>> begin Dataset records

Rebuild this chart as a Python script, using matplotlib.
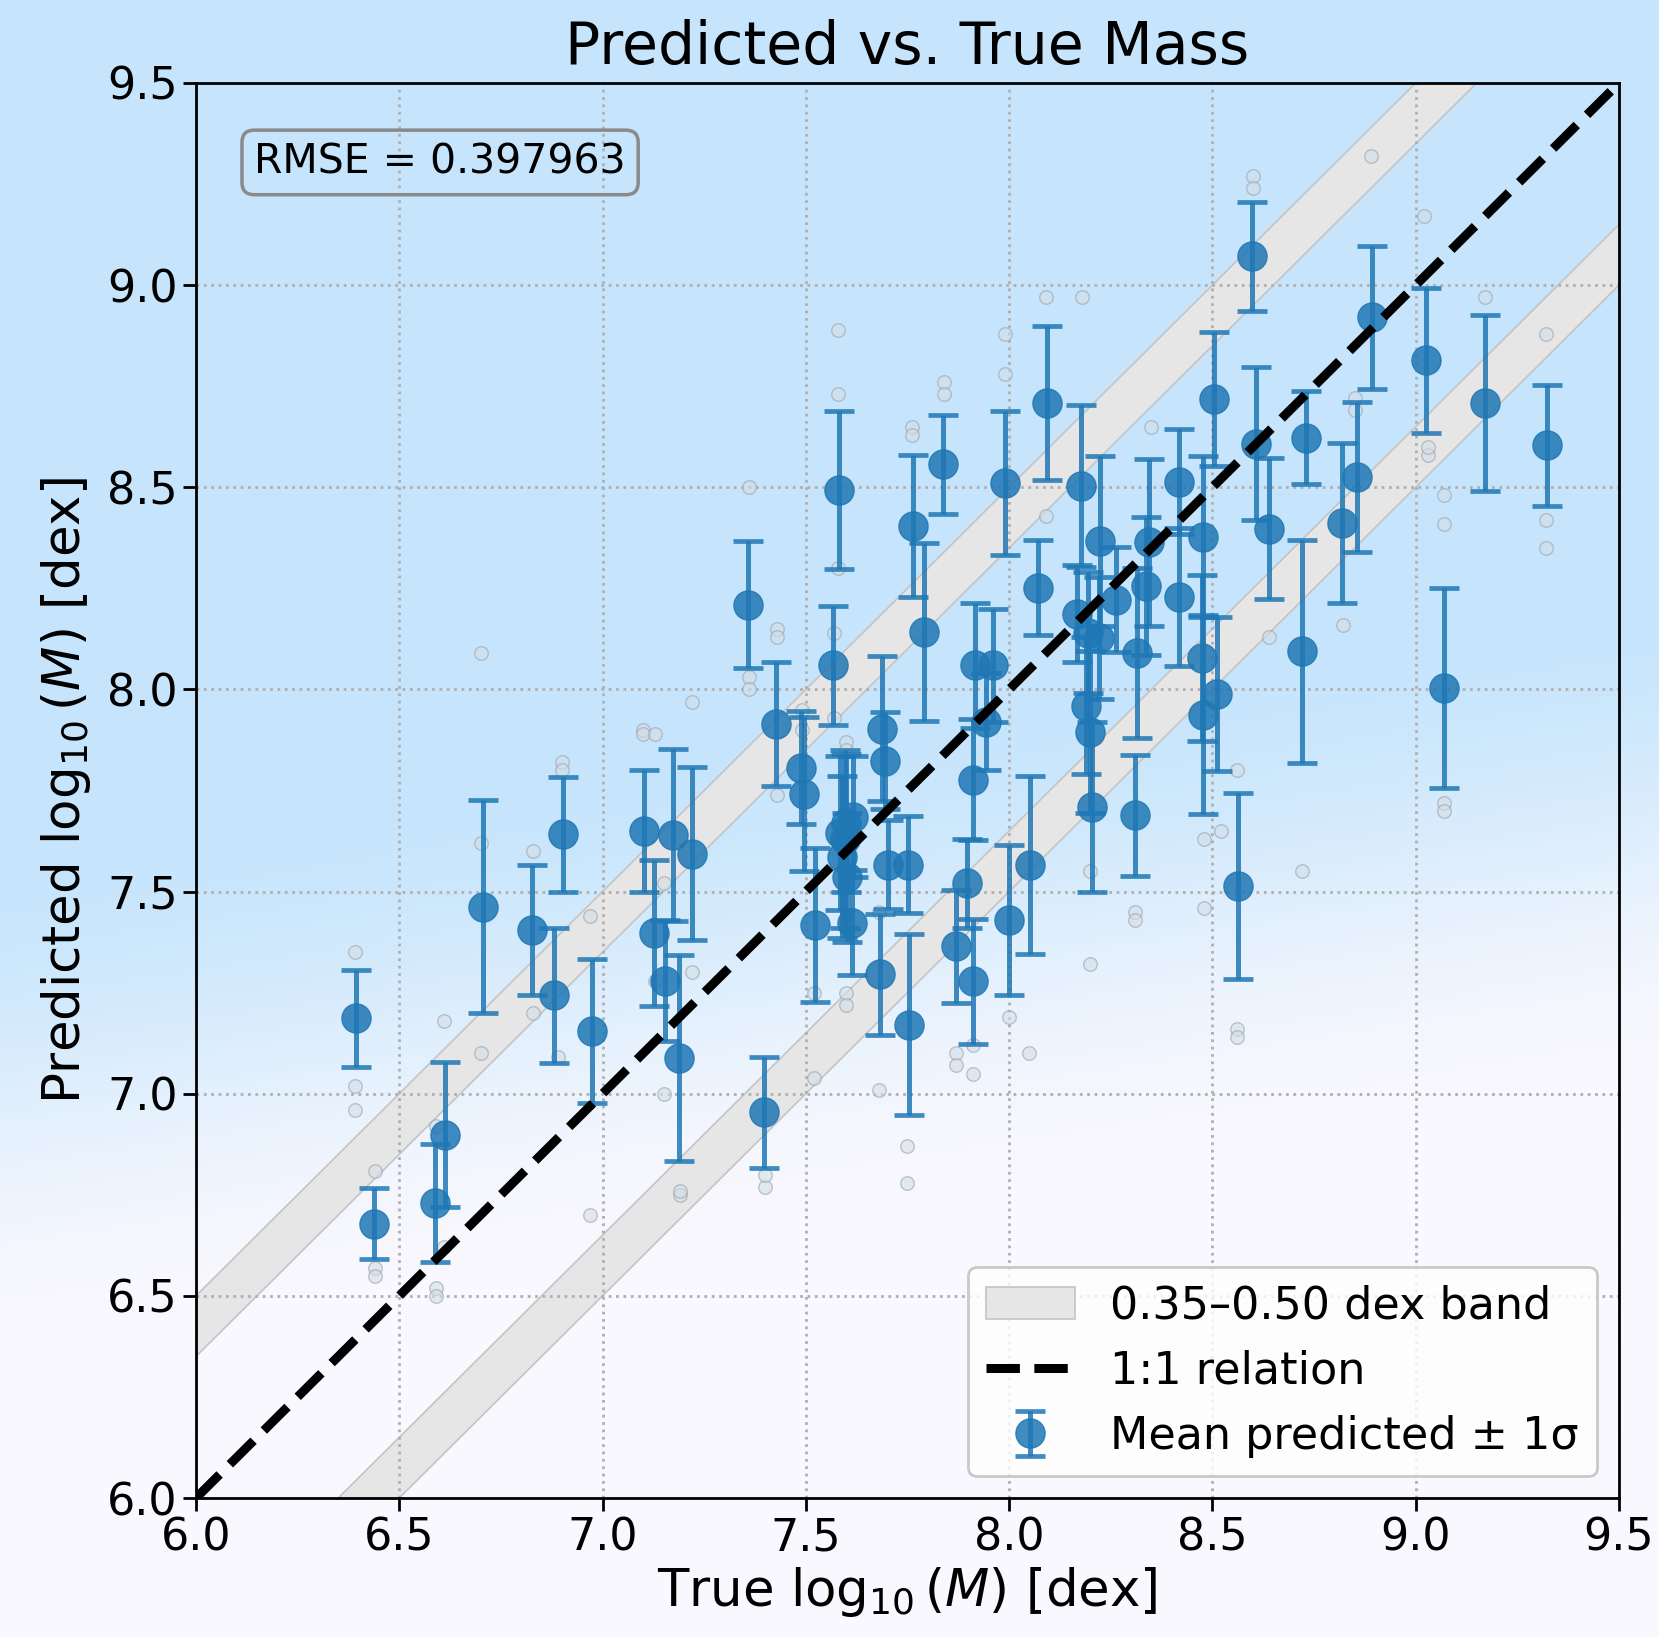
import numpy as np
import matplotlib
matplotlib.use("Agg")
import matplotlib.pyplot as plt

# mean prediction per object
true_mass = [6.394, 6.439, 6.589, 6.613, 6.705, 6.826, 6.881, 6.902, 6.974, 7.103,
             7.127, 7.154, 7.173, 7.187, 7.220, 7.357, 7.397, 7.427, 7.488, 7.495,
             7.523, 7.568, 7.581, 7.585, 7.590, 7.597, 7.600, 7.602, 7.613, 7.615,
             7.683, 7.687, 7.695, 7.703, 7.752, 7.753, 7.763, 7.790, 7.837, 7.869,
             7.896, 7.912, 7.912, 7.915, 7.942, 7.961, 7.990, 7.999, 8.052, 8.070,
             8.092, 8.166, 8.177, 8.190, 8.195, 8.200, 8.204, 8.220, 8.224, 8.262,
             8.314, 8.310, 8.337, 8.345, 8.417, 8.419, 8.474, 8.478, 8.478, 8.505,
             8.511, 8.564, 8.597, 8.608, 8.638, 8.720, 8.730, 8.818, 8.856, 8.892,
             9.025, 9.069, 9.171, 9.322]
pred_mean = [7.187, 6.679, 6.730, 6.899, 7.463, 7.404, 7.243, 7.642, 7.155, 7.650,
             7.398, 7.280, 7.639, 7.089, 7.594, 8.210, 6.954, 7.914, 7.806, 7.742,
             7.418, 8.060, 8.493, 7.645, 7.585, 7.630, 7.670, 7.535, 7.423, 7.685,
             7.295, 7.903, 7.824, 7.566, 7.566, 7.171, 8.405, 8.141, 8.557, 7.365,
             7.520, 7.278, 7.777, 8.060, 7.920, 8.060, 8.511, 7.430, 7.566, 8.252,
             8.708, 8.187, 8.503, 7.960, 8.140, 7.895, 7.710, 8.127, 8.367, 8.222,
             8.090, 7.689, 8.256, 8.364, 8.514, 8.229, 8.078, 8.378, 7.938, 8.718,
             7.988, 7.514, 9.071, 8.608, 8.398, 8.094, 8.622, 8.412, 8.525, 8.920,
             8.814, 8.003, 8.708, 8.604]
pred_std = [0.120, 0.088, 0.146, 0.179, 0.264, 0.161, 0.168, 0.142, 0.178, 0.151,
            0.180, 0.150, 0.213, 0.255, 0.215, 0.157, 0.137, 0.153, 0.140, 0.190,
            0.190, 0.147, 0.196, 0.190, 0.200, 0.220, 0.170, 0.160, 0.130, 0.150,
            0.150, 0.180, 0.120, 0.110, 0.120, 0.224, 0.176, 0.220, 0.122, 0.140,
            0.110, 0.155, 0.150, 0.155, 0.120, 0.140, 0.178, 0.186, 0.220, 0.118,
            0.190, 0.120, 0.200, 0.170, 0.150, 0.200, 0.210, 0.150, 0.210, 0.130,
            0.210, 0.150, 0.170, 0.207, 0.130, 0.170, 0.205, 0.200, 0.245, 0.165,
            0.190, 0.230, 0.135, 0.190, 0.175, 0.275, 0.115, 0.198, 0.185, 0.177,
            0.180, 0.248, 0.217, 0.150]

# individual predictions that stand out from the error bars
sample_true = [6.39, 6.39, 6.39, 6.44, 6.44, 6.44, 6.59, 6.59, 6.59, 6.61, 6.61,
               6.70, 6.70, 6.70, 6.83, 6.83, 6.89, 6.90, 6.90, 6.97, 6.97, 7.10, 7.10,
               7.13, 7.13, 7.15, 7.15, 7.19, 7.19, 7.22, 7.22, 7.36, 7.36, 7.36,
               7.40, 7.40, 7.43, 7.43, 7.43, 7.49, 7.49, 7.52, 7.52, 7.57, 7.57,
               7.58, 7.58, 7.58, 7.60, 7.60, 7.60, 7.60, 7.68, 7.68, 7.75, 7.75,
               7.76, 7.76, 7.84, 7.84, 7.87, 7.87, 7.91, 7.91, 7.99, 7.99, 8.00,
               8.05, 8.09, 8.09, 8.18, 8.20, 8.20, 8.31, 8.31, 8.35, 8.48, 8.48,
               8.52, 8.56, 8.56, 8.56, 8.60, 8.60, 8.64, 8.72, 8.82, 8.85, 8.85,
               8.89, 9.02, 9.03, 9.03, 9.07, 9.07, 9.07, 9.07, 9.17, 9.32, 9.32, 9.32]
sample_pred = [7.35, 7.02, 6.96, 6.81, 6.57, 6.55, 6.52, 6.50, 6.92, 7.18, 6.62,
               8.09, 7.10, 7.62, 7.60, 7.20, 7.09, 7.82, 7.80, 7.44, 6.70, 7.90, 7.89,
               7.89, 7.28, 7.00, 7.52, 6.75, 6.76, 7.97, 7.30, 8.50, 8.03, 8.00,
               6.77, 6.80, 8.15, 8.13, 7.74, 7.90, 7.95, 7.04, 7.25, 8.14, 7.93,
               8.89, 8.73, 8.30, 7.87, 7.85, 7.25, 7.22, 7.01, 7.45, 6.87, 6.78,
               8.65, 8.63, 8.76, 8.73, 7.10, 7.07, 7.05, 7.12, 8.88, 8.78, 7.19,
               7.10, 8.43, 8.97, 8.97, 7.32, 7.55, 7.45, 7.43, 8.65, 7.46, 7.63,
               7.65, 7.80, 7.16, 7.14, 9.27, 9.24, 8.13, 7.55, 8.16, 8.72, 8.69,
               9.32, 9.17, 8.58, 8.60, 8.48, 8.41, 7.72, 7.70, 8.97, 8.88, 8.42, 8.35]

band_inner = 0.35
band_outer = 0.50
rmse = 0.397963
lims = [6.0, 9.5]
ticks = [6.0, 6.5, 7.0, 7.5, 8.0, 8.5, 9.0, 9.5]

fig = plt.figure(figsize=(16.59, 16.37), dpi=100)

# soft blue -> white backdrop behind everything
bg = fig.add_axes([0, 0, 1, 1], zorder=-10)
yy, xx = np.mgrid[0:1:400j, 0:1:400j]
t = np.clip((yy - 0.52 + 0.16 * xx) / 0.30, 0, 1)
t = t * t * (3 - 2 * t)
top = np.array([198, 229, 252]) / 255
bot = np.array([248, 248, 254]) / 255
img = top[None, None, :] * (1 - t[..., None]) + bot[None, None, :] * t[..., None]
bg.imshow(img, aspect="auto", extent=[0, 1, 1, 0])
bg.axis("off")

ax = fig.add_axes([0.1181, 0.0849, 0.8578, 0.8644])
ax.set_facecolor("none")

xs = np.array([5.0, 10.5])
ax.fill_between(xs, xs + band_inner, xs + band_outer, facecolor="#e6e6e6",
                edgecolor="#c4c4c4", lw=1.2, zorder=1, label="0.35\u20130.50 dex band")
ax.fill_between(xs, xs - band_outer, xs - band_inner, facecolor="#e6e6e6",
                edgecolor="#c4c4c4", lw=1.2, zorder=1)

ax.scatter(sample_true, sample_pred, s=95, c="#d3dee8", edgecolors="#9da3a8",
           linewidths=1.0, alpha=0.6, zorder=2)

ax.errorbar(true_mass, pred_mean, yerr=pred_std, fmt="o", color="#1f77b4",
            ms=21, elinewidth=3.6, capsize=10.5, capthick=3.4, alpha=0.85,
            zorder=3, label="Mean predicted \u00b1 1\u03c3")

ax.plot(lims, lims, "k--", lw=6.5, zorder=4, label="1:1 relation")

ax.set_xlim(lims)
ax.set_ylim(lims)
ax.set_xticks(ticks)
ax.set_yticks(ticks)
ax.grid(True, ls=":", color="#b0b0b0", lw=2.0)
ax.tick_params(labelsize=32, length=9.5, width=2)
for sp in ax.spines.values():
    sp.set_linewidth(2)

ax.set_title("Predicted vs. True Mass", fontsize=42, pad=14)
ax.set_xlabel(r"True $\log_{10}(M)$ [dex]", fontsize=37, labelpad=4)
ax.set_ylabel(r"Predicted $\log_{10}(M)$ [dex]", fontsize=37, labelpad=10)

ax.text(0.041, 0.958, f"RMSE = {rmse:.6f}", transform=ax.transAxes, fontsize=29.5,
        ha="left", va="top",
        bbox=dict(boxstyle="round,pad=0.3", fc="none", ec="#8a8a8a", lw=2.5))

handles, labels = ax.get_legend_handles_labels()
order = [labels.index("0.35\u20130.50 dex band"), labels.index("1:1 relation"),
         labels.index("Mean predicted \u00b1 1\u03c3")]
leg = ax.legend([handles[i] for i in order], [labels[i] for i in order],
                loc="lower right", fontsize=32, edgecolor="#bdbdbd", framealpha=0.8)
leg.get_frame().set_linewidth(2)

fig.savefig("out.png", dpi=100)
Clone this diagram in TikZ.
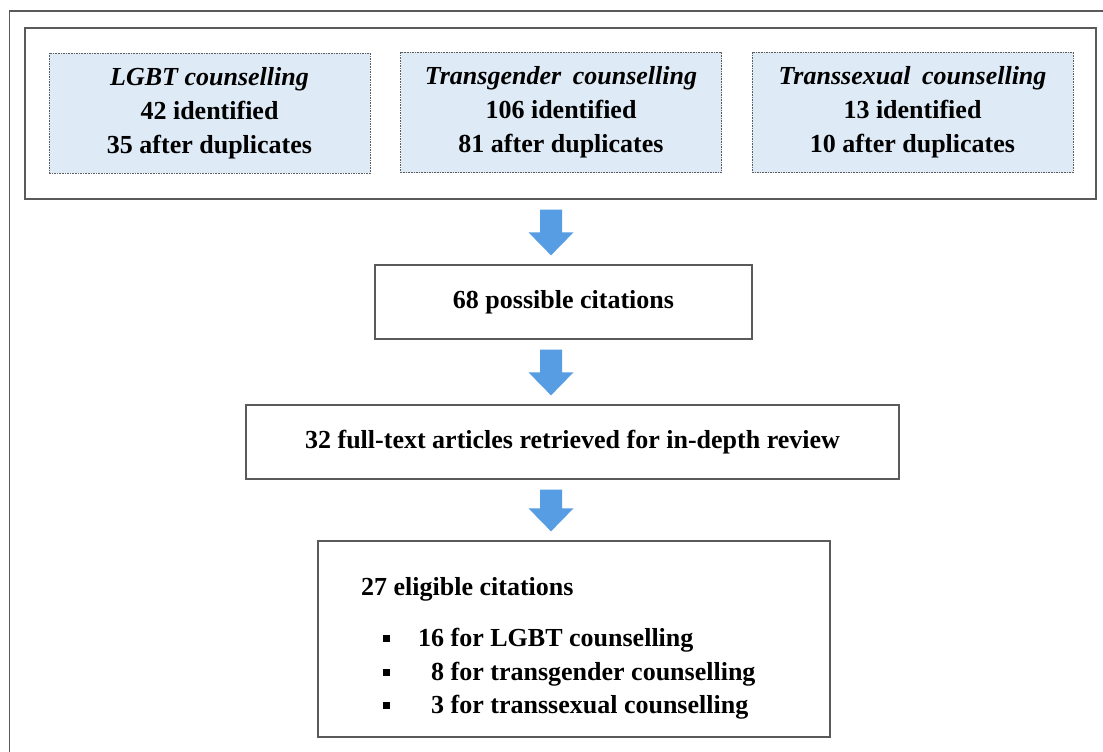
\documentclass[tikz,border=0pt]{standalone}
\usepackage{fontspec}
\setmainfont{Liberation Serif}
\usetikzlibrary{calc}
\definecolor{boxline}{HTML}{5A5A5A}
\definecolor{dashline}{HTML}{5E5E5E}
\definecolor{lightfill}{HTML}{DEEAF6}
\definecolor{arrowblue}{HTML}{569DE3}
\tikzset{
  bigfont/.style={font=\fontsize{26}{34}\selectfont\bfseries},
  plainbox/.style={draw=boxline, line width=1.3pt, fill=white, inner sep=0pt, bigfont, align=center},
  dashbox/.style={draw=dashline, line width=0.9pt, dash pattern=on 1.6pt off 1pt, fill=lightfill,
     inner sep=0pt, minimum width=321pt, minimum height=120pt, bigfont, align=center},
  frameline/.style={draw=boxline, line width=1.2pt},
  leftline/.style={bigfont, anchor=west, inner sep=0pt},
  bulletsq/.style={fill=black, inner sep=0pt, minimum size=7pt},
}
\newcommand{\blockarr}[2]{%
  \fill[arrowblue] ($(#1.south -| ax)+(-11,10)$) -- ($(#1.south -| ax)+(11,10)$)
    -- ($(#2.north -| ax)+(11,-32)$) -- ($(#2.north -| ax)+(22.5,-32)$)
    -- ($(#2.north -| ax)+(0,-9)$) -- ($(#2.north -| ax)+(-22.5,-32)$)
    -- ($(#2.north -| ax)+(-11,-32)$) -- cycle;}
\begin{document}
\begin{tikzpicture}[x=1pt,y=-1pt]
\useasboundingbox (0,0) rectangle (1103,752);
\fill[white] (0,0) rectangle (1103,752);
% outer frame (only top and left visible)
\draw[frameline] (1103,11) -- (9.5,11) -- (9.5,752);
\coordinate (ax) at (551,0);
% top container
\node[plainbox, minimum width=1071pt, minimum height=171pt] (top) at (560.5,113.5) {};
\node[dashbox] (lgbt) at (209.5,113) {\textit{LGBT counselling}\\42 identified\\35 after duplicates};
\node[dashbox] (tg) at (561,112.5) {\textit{Transgender\hspace{0.45em}counselling}\\106 identified\\81 after duplicates};
\node[dashbox] (ts) at (912.5,112.5) {\textit{Transsexual\hspace{0.45em}counselling}\\13 identified\\10 after duplicates};
% flow boxes
\node[plainbox, minimum width=377pt, minimum height=74pt] (poss) at (563.5,302) {\raisebox{-3pt}{68 possible citations}};
\node[plainbox, minimum width=653pt, minimum height=74pt] (full) at (572.5,442) {\raisebox{-3pt}{32 full-text articles retrieved for in-depth review}};
\node[plainbox, minimum width=512pt, minimum height=196pt] (elig) at (574,639) {};
\node[leftline] (e0) at (361,589) {27 eligible citations};
\node[bulletsq] (b1) at (386,638) {};
\node[bulletsq] (b2) at (386,672) {};
\node[bulletsq] (b3) at (386,705) {};
\node[leftline] (e1) at (418,640) {16 for LGBT counselling};
\node[leftline] (e2) at (418,674) {\phantom{1}8 for transgender counselling};
\node[leftline] (e3) at (418,707) {\phantom{1}3 for transsexual counselling};
% block arrows
\blockarr{top}{poss}
\blockarr{poss}{full}
\blockarr{full}{elig}
\end{tikzpicture}
\end{document}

>> end Dataset records

◆ **What is required**:
Give again, exactly, the lines from the start of the data through the one holding "0.180, 0.248, 0.217, 0.150]"; omit the pictures.

◆ **Reply**:
Rebuild this chart as a Python script, using matplotlib.
import numpy as np
import matplotlib
matplotlib.use("Agg")
import matplotlib.pyplot as plt

# mean prediction per object
true_mass = [6.394, 6.439, 6.589, 6.613, 6.705, 6.826, 6.881, 6.902, 6.974, 7.103,
             7.127, 7.154, 7.173, 7.187, 7.220, 7.357, 7.397, 7.427, 7.488, 7.495,
             7.523, 7.568, 7.581, 7.585, 7.590, 7.597, 7.600, 7.602, 7.613, 7.615,
             7.683, 7.687, 7.695, 7.703, 7.752, 7.753, 7.763, 7.790, 7.837, 7.869,
             7.896, 7.912, 7.912, 7.915, 7.942, 7.961, 7.990, 7.999, 8.052, 8.070,
             8.092, 8.166, 8.177, 8.190, 8.195, 8.200, 8.204, 8.220, 8.224, 8.262,
             8.314, 8.310, 8.337, 8.345, 8.417, 8.419, 8.474, 8.478, 8.478, 8.505,
             8.511, 8.564, 8.597, 8.608, 8.638, 8.720, 8.730, 8.818, 8.856, 8.892,
             9.025, 9.069, 9.171, 9.322]
pred_mean = [7.187, 6.679, 6.730, 6.899, 7.463, 7.404, 7.243, 7.642, 7.155, 7.650,
             7.398, 7.280, 7.639, 7.089, 7.594, 8.210, 6.954, 7.914, 7.806, 7.742,
             7.418, 8.060, 8.493, 7.645, 7.585, 7.630, 7.670, 7.535, 7.423, 7.685,
             7.295, 7.903, 7.824, 7.566, 7.566, 7.171, 8.405, 8.141, 8.557, 7.365,
             7.520, 7.278, 7.777, 8.060, 7.920, 8.060, 8.511, 7.430, 7.566, 8.252,
             8.708, 8.187, 8.503, 7.960, 8.140, 7.895, 7.710, 8.127, 8.367, 8.222,
             8.090, 7.689, 8.256, 8.364, 8.514, 8.229, 8.078, 8.378, 7.938, 8.718,
             7.988, 7.514, 9.071, 8.608, 8.398, 8.094, 8.622, 8.412, 8.525, 8.920,
             8.814, 8.003, 8.708, 8.604]
pred_std = [0.120, 0.088, 0.146, 0.179, 0.264, 0.161, 0.168, 0.142, 0.178, 0.151,
            0.180, 0.150, 0.213, 0.255, 0.215, 0.157, 0.137, 0.153, 0.140, 0.190,
            0.190, 0.147, 0.196, 0.190, 0.200, 0.220, 0.170, 0.160, 0.130, 0.150,
            0.150, 0.180, 0.120, 0.110, 0.120, 0.224, 0.176, 0.220, 0.122, 0.140,
            0.110, 0.155, 0.150, 0.155, 0.120, 0.140, 0.178, 0.186, 0.220, 0.118,
            0.190, 0.120, 0.200, 0.170, 0.150, 0.200, 0.210, 0.150, 0.210, 0.130,
            0.210, 0.150, 0.170, 0.207, 0.130, 0.170, 0.205, 0.200, 0.245, 0.165,
            0.190, 0.230, 0.135, 0.190, 0.175, 0.275, 0.115, 0.198, 0.185, 0.177,
            0.180, 0.248, 0.217, 0.150]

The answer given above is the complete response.